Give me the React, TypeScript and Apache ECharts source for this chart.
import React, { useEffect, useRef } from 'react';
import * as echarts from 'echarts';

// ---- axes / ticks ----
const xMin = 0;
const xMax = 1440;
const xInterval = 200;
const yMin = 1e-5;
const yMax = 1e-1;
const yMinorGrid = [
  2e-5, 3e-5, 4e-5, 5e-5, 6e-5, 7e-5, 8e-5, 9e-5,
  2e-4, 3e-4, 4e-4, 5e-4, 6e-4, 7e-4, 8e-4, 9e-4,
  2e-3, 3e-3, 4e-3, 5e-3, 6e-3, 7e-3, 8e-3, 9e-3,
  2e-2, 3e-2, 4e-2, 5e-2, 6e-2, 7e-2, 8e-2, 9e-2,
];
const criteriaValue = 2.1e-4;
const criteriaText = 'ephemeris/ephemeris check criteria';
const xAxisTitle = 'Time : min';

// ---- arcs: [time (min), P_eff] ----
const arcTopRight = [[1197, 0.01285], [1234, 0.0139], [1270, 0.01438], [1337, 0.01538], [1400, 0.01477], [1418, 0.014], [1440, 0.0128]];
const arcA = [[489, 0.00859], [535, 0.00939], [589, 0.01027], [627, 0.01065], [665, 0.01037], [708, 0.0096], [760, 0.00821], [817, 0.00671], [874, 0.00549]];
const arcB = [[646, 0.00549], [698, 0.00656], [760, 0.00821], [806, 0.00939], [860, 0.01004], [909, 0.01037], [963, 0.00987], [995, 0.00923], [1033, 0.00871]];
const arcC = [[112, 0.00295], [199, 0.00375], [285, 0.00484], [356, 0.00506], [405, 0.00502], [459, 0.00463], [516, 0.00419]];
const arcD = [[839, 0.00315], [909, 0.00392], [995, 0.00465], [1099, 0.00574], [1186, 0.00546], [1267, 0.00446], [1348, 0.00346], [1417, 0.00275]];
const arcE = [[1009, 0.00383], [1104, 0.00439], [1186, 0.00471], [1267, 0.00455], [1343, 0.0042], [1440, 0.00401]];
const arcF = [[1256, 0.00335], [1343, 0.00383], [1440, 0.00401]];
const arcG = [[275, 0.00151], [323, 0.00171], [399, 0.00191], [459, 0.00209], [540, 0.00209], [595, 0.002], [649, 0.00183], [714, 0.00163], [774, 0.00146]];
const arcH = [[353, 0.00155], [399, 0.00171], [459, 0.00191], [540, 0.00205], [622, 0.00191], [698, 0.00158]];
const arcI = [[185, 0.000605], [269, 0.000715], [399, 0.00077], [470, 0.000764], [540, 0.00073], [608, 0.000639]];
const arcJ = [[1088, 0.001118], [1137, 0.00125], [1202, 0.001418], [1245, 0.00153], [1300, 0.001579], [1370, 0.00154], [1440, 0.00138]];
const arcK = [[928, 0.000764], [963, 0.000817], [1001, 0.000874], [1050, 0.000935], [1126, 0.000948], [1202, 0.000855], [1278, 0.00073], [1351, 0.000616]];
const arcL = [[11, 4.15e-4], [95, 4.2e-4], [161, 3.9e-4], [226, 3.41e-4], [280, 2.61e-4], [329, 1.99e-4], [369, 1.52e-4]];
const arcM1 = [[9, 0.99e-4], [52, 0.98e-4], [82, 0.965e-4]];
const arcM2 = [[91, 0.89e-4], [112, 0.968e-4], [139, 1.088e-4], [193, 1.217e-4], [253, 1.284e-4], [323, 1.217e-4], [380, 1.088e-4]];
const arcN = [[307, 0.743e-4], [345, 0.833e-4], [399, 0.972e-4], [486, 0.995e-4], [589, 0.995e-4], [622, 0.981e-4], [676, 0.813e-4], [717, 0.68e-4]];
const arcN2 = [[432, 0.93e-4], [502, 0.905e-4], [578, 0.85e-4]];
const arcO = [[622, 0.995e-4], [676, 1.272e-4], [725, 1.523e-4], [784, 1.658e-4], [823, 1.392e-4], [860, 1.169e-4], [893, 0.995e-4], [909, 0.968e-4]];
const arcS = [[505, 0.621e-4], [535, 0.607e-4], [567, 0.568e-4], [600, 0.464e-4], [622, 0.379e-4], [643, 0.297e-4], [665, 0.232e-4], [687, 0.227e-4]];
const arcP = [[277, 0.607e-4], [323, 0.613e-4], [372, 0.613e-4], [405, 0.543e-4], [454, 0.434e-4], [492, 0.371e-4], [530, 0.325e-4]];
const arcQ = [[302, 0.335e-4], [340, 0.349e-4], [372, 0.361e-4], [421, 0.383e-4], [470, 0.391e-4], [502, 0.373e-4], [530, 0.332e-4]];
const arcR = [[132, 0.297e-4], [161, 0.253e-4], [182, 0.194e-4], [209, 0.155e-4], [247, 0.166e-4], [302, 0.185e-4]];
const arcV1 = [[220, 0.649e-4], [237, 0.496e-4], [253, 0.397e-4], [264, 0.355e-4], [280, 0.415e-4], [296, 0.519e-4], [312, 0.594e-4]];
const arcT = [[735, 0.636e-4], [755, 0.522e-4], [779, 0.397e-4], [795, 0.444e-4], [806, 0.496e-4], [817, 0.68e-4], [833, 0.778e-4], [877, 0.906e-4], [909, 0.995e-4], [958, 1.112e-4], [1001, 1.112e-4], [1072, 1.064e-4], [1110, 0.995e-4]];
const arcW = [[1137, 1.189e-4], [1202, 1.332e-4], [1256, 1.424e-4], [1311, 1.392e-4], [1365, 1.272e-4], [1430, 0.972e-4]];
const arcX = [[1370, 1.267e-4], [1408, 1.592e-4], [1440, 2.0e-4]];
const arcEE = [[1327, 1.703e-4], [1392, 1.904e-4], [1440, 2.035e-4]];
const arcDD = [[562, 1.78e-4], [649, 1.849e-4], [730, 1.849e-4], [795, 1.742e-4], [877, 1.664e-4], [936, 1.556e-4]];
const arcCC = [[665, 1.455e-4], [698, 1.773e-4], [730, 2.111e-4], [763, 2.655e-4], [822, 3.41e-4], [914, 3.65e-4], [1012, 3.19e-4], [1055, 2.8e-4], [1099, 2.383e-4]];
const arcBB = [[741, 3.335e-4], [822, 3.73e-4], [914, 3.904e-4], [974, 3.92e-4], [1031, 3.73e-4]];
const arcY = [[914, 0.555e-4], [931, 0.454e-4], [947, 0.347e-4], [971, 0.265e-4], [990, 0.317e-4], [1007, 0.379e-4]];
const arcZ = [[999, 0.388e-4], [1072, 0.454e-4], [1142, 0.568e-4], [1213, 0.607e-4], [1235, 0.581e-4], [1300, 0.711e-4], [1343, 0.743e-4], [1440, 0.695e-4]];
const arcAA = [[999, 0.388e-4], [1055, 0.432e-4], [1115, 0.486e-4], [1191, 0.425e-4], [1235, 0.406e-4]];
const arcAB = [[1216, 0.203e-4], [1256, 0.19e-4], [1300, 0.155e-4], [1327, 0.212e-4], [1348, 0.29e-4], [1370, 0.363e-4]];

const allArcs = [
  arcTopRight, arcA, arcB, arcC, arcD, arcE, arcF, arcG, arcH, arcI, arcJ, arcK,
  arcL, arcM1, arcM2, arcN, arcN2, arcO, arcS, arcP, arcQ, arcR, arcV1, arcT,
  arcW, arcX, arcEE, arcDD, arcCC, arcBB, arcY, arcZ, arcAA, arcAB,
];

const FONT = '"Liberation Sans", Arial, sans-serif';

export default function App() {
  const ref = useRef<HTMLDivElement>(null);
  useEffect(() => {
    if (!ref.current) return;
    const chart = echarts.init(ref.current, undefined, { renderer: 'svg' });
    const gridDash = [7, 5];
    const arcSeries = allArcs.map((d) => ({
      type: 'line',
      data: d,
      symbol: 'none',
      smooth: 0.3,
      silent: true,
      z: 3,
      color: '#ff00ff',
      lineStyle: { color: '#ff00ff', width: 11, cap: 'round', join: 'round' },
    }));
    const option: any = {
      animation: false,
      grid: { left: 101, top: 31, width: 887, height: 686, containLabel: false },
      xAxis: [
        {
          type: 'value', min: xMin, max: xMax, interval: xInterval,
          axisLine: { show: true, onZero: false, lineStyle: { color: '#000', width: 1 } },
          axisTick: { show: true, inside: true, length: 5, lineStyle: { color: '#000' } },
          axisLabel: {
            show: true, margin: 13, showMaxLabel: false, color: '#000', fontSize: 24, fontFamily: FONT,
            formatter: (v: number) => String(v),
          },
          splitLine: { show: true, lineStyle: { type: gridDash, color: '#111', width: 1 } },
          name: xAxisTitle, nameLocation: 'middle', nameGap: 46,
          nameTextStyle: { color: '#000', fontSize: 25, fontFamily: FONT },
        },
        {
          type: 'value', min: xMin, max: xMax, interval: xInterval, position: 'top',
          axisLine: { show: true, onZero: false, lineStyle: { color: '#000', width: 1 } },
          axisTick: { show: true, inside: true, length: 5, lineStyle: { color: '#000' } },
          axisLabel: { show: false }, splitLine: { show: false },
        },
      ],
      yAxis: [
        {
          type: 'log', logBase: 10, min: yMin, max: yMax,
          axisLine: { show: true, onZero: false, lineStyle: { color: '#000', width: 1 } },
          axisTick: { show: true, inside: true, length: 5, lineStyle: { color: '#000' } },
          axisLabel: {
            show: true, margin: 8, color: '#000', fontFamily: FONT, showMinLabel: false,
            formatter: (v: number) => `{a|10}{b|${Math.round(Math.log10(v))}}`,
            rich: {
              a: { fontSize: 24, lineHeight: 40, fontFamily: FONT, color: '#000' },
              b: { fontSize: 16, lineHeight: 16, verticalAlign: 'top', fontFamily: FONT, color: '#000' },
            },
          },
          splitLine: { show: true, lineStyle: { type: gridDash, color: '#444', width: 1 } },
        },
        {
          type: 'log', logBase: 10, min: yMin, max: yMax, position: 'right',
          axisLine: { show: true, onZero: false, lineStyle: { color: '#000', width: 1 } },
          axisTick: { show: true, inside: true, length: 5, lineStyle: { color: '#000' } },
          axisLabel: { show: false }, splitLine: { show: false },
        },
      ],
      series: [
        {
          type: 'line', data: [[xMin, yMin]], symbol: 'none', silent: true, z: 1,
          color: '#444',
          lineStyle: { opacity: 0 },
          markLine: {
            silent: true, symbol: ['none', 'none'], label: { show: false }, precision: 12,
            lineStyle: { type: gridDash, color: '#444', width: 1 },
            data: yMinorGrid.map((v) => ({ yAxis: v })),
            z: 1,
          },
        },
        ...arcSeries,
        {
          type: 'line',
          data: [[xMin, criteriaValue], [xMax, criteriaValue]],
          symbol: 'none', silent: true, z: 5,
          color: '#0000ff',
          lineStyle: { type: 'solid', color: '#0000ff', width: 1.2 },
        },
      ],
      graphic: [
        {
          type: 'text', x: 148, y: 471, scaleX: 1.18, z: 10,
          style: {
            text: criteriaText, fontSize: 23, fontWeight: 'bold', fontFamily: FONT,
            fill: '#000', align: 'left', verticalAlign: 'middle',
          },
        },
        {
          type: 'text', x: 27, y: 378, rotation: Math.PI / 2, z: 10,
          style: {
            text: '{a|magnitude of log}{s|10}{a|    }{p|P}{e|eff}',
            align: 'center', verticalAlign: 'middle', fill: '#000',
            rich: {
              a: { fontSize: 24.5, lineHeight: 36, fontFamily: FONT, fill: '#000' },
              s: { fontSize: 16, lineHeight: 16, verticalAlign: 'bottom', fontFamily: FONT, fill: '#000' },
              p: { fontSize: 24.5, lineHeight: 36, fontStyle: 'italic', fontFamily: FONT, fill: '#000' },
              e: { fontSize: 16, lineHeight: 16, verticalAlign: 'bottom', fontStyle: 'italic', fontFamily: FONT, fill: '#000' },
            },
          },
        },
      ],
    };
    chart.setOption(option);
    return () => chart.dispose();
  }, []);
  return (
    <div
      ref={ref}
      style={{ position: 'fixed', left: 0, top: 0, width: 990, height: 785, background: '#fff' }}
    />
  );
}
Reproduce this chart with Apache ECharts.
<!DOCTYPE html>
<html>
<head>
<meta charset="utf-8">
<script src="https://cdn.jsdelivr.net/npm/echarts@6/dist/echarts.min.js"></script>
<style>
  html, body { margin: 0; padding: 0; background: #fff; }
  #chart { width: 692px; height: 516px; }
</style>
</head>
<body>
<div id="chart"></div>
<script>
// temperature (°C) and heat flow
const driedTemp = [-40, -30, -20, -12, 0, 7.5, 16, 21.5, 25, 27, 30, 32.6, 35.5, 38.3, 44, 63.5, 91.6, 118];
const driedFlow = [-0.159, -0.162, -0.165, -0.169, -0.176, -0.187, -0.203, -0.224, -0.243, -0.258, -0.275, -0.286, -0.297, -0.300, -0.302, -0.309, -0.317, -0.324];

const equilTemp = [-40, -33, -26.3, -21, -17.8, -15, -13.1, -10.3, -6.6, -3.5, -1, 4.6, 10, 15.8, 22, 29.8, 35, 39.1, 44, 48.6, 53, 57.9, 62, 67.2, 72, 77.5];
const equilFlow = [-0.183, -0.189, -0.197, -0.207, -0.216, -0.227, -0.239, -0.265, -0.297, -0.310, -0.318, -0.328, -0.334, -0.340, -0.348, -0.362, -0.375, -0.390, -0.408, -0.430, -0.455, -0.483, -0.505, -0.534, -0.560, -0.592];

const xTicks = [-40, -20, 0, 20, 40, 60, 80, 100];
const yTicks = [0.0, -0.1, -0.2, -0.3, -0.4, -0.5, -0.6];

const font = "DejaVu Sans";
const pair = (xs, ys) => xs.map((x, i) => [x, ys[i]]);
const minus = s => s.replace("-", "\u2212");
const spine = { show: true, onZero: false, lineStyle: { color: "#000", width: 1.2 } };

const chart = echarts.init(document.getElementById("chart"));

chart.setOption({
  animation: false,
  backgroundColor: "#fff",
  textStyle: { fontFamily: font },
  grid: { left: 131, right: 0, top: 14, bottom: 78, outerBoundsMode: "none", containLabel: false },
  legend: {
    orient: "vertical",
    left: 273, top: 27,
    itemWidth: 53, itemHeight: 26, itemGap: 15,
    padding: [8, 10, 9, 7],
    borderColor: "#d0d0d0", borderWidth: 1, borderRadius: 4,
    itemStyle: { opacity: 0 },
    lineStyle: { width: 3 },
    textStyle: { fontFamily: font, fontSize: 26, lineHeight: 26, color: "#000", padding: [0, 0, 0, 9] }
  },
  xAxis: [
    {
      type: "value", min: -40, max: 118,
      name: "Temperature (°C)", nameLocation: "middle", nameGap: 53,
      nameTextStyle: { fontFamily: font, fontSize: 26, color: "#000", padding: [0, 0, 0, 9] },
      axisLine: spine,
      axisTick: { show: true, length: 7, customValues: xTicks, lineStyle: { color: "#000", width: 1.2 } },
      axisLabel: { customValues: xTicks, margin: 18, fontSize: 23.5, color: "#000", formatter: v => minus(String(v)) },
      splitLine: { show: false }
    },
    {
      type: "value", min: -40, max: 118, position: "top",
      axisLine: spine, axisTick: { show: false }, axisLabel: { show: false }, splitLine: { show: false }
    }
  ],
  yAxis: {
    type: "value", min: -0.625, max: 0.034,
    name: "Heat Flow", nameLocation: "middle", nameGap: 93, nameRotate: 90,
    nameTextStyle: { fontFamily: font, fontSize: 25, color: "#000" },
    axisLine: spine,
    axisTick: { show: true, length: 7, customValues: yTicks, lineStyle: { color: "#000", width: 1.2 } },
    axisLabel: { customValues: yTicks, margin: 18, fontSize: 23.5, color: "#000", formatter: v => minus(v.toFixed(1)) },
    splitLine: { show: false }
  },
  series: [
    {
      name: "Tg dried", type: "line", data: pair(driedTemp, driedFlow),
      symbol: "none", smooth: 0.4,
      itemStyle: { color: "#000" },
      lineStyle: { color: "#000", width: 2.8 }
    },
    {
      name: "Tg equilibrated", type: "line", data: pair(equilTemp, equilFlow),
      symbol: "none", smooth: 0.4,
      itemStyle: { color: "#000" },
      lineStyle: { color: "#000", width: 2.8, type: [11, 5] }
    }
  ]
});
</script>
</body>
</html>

· · ·

Written exercise -
Quote, with nothing altered, all lines from the start of the entries to the line that carries "const xAxisTitle = 'Time : min';", inclusive.

Exercise answer -
Give me the React, TypeScript and Apache ECharts source for this chart.
import React, { useEffect, useRef } from 'react';
import * as echarts from 'echarts';

// ---- axes / ticks ----
const xMin = 0;
const xMax = 1440;
const xInterval = 200;
const yMin = 1e-5;
const yMax = 1e-1;
const yMinorGrid = [
  2e-5, 3e-5, 4e-5, 5e-5, 6e-5, 7e-5, 8e-5, 9e-5,
  2e-4, 3e-4, 4e-4, 5e-4, 6e-4, 7e-4, 8e-4, 9e-4,
  2e-3, 3e-3, 4e-3, 5e-3, 6e-3, 7e-3, 8e-3, 9e-3,
  2e-2, 3e-2, 4e-2, 5e-2, 6e-2, 7e-2, 8e-2, 9e-2,
];
const criteriaValue = 2.1e-4;
const criteriaText = 'ephemeris/ephemeris check criteria';
const xAxisTitle = 'Time : min';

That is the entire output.